En 2023, la démolition de la bibliothèque universitaire a marqué un tournant dans l’histoire architecturale du campus de la Porte des Alpes. Elle laisse désormais place à l’imposante charpente du futur Learning centre dont la livraison est prévue au printemps 2026. Aussi spectaculaire soit-il, ce changement s’inscrit dans une longue histoire des métamorphoses du campus. Rétrospective.
Par Anne Loustalet, doctorante en géographie au laboratoire EVS-IRG.
Les années 1970 : la création
1971, le nouveau campus de Bron-Parilly ouvre ses portes. Il y a encore quelques années, le terrain sur lequel il prend place, appartenait à la Société des Courses. Le choix d’implantation se fait un peu par défaut mais contente les différentes parties prenantes : un moyen de construire rapidement un nouvel établissement pour l’université, d’éloigner les étudiants du centre-ville et ainsi éviter les désordres pour la ville de Lyon et la Préfecture, mais aussi de rembourser rapidement ses dettes pour la Société des Courses.

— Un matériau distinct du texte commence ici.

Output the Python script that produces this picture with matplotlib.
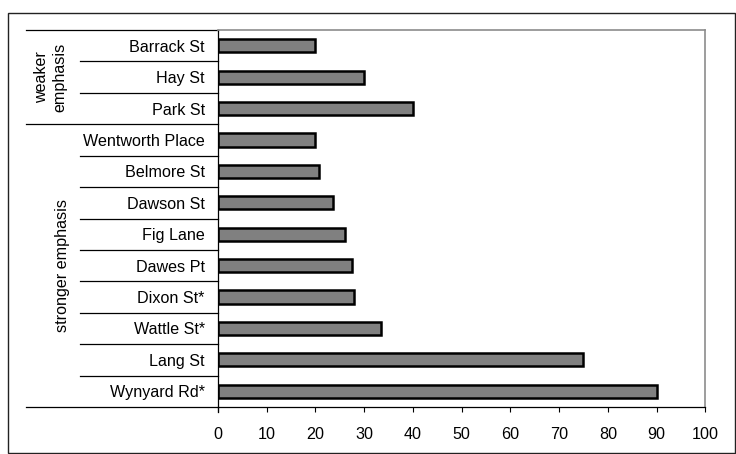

Dans le cadre d'une mission doctorale de médiation scientifique financée par LYSiERES², Anne Loustalet est chargée de valoriser le patrimoine architectural du campus Porte des Alpes, où des travaux d'envergure sont actuellement en cours et annoncent l'arrivée de La Ruche et d'une résidence étudiante. Elle partage ici ses recherches avant de se lancer dans la conception d’une médiation pour raconter aux usagers et usagères des lieux l’histoire de cette architecture particulière et les enjeux sociaux, économiques et politiques qui l’ont façonnée. |
© CC BY-NC-ND 4.0, Pierre Clavel, 1974, Bibliothèque municipale de Lyon, fonds du Centre régional de documentation pédagogique de Lyon, cote P0707 CRDP R00114
Les années 1990 : la densification
À la fin des années 1980, le contexte financier est favorable pour l’université : le plan « Université 2000 » et les crédits du projet « Été 1992 » alloués par le ministère de la Culture permettent d’engager d’importants travaux d’extension et d’aménagement du campus tout au long de la décennie 1990.
Mais la majeure partie des aménagements dépend du projet d’aménagement du Champ du Pont à Saint-Priest, actuel parc technologique de la Porte des Alpes. Le campus de Bron est en effet envisagé comme un facteur d’attractivité pour convaincre les entreprises de s’installer dans cette nouvelle zone d’activité économique. La construction de l’IUT Lumière, entre 1990 et 1994, est ainsi une conséquence directe du tournant « entrepreneurial » de la Porte des Alpes. Ce projet métropolitain explique également l’éloignement du bâtiment Europe (aujourd’hui « V »), sorti de terre en 1998, par rapport au campus d’origine : il devait jouer le rôle d’une interface entre l’université et le parc technologique.
Les années 2010 : la disparition
Dans les années 2010, les opportunités foncières se font rares et le bâti originel atteint un degré de vétusté accru. Malgré une labellisation « Patrimoine XXe siècle » en 2000, l’université opte pour la démolition-reconstruction d’une partie de son patrimoine bâti.
En 2012-2013, le bâtiment I, situé à l’entrée du campus, est démoli et remplacé par le massif bâtiment de l’ICOM. Dans la foulée, est décidé la restructuration profonde du problématique bâtiment K . Construit au moment du choc pétrolier, on avait raboté sur la qualité des matériaux employés pour contenir le coût de sa construction. Malgré la conservation de sa structure, l’ensemble surélevé de plusieurs étages et fardé d’une couleur orange vif, s’éloigne profondément du vocabulaire architectural d’origine. La démolition de la bibliothèque universitaire en 2023 vient parachever la disparition progressive du campus Dottelonde dont les deux parties subsistantes, désormais isolées l’une de l’autre, ont rendu caduque le système de rue centrale.
© Bibliothèque Kandinsky - Centre de recherche du musée national d’art moderne, fonds Véra Cardot et Pierre Joly, cote 3505 DOTTE a P07304_P
© Anne Loustalet, 2025
Une patrimonialisation inachevée ?
À l’issue de cette courte généalogie de l’architecture du campus de la Porte des Alpes, émerge un paradoxe : le campus d’origine n’a jamais été autant altéré qu’à la suite de la labellisation « Patrimoine XXe siècle » (aujourd’hui « Architecture contemporaine remarquable »).